‘Come get your armor, nerds!’ said RonBurgundy69. He placed a container on the ground and danced around it. I wish he could’ve seen my grin. It was the kind of small light-hearted gesture that kept an entire evening of Rainbow Six Siege from teetering off into a hapless string of simple mistakes, head-to-keyboard contact, and creative insult slinging. Because without teamwork, no matter how messy, Siege is just another deathmatch shooter, one where you can reinforce or smash walls. But with teamwork, Siege is a game where you can reinforce or smash walls and tiny, fleeting relationships—more dating sim than twitch test, and it’s this special social element, combined with an impressive amount of tactical depth, that makes Siege one of the best competitive shooters I’ve played.

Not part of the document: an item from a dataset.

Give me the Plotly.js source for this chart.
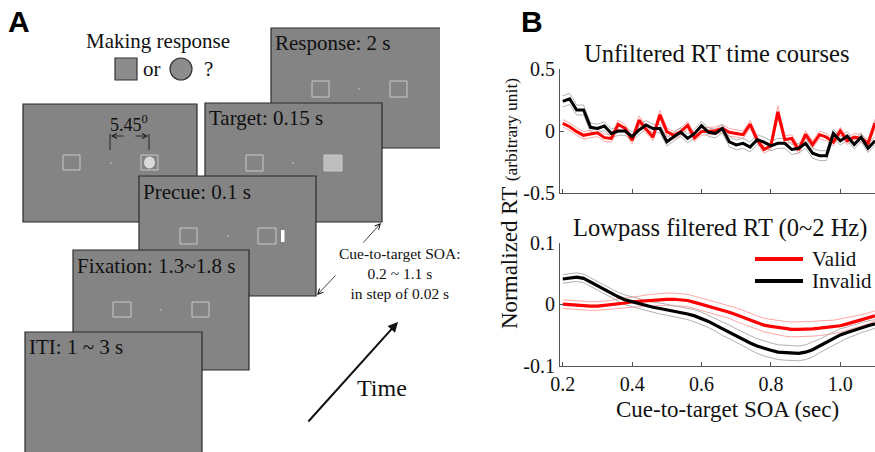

Rainbow Six Siege’s primary mode is five-on-five objective-based multiplayer, with each team either defending or attacking an objective. But you don’t just get thrown in and shoot one another willy-nilly. Every round opens with a planning phase, in which the defending team uses character abilities and resources (wall reinforcements, barbed wire, traps, explosives) to slow down, distract, or destroy the enemy team’s encroachment. During this phase, the attacking team sends in tiny remote control drones to sneakily survey the defense. Holding down a button marks the last spotted position of defending players, while other defensive structures are communicated over voice chat. While this is happening, each team is ideally coming up with a strategy.
We need to talk
Plans initially form based on which operators are picked, because their special abilities arm the team with different tools. On offense, we might focus on making noise and chaos by choosing characters who can break reinforced structures, send a series of cluster grenades through walls, and carry flash grenades. Or we could go in surgically, assembling a team that can detect and take out electronic devices, carry big riot shields, and precise weaponry.
A plan might then evolve based on the recon stage. After scouring the map with drones on offense or stationary cameras on defense, we consider where the enemy might come from and base our strategies around map advantages or disadvantages. With destructible surfaces, it’s important to remember that sightlines aren’t just limited to open doorways or windows, but any breakable surface. Each map is a labyrinth of levels, rooms, and surface types, littered with all sorts of domestic debris. The aural landscape is decidedly less busy, the only component beyond natural ambience (the low hum of a refrigerator, a distant house party, barking dogs) are the footsteps of players and short bouts of percussive violence. It’s an eerie effect that contributes to the urgency of proper preparation. There’s less than a minute to find the objective or set up defenses, which imbues every decision with weight and consequence. For RonBurgundy69, throwing down that body armor was probably quite the thrill.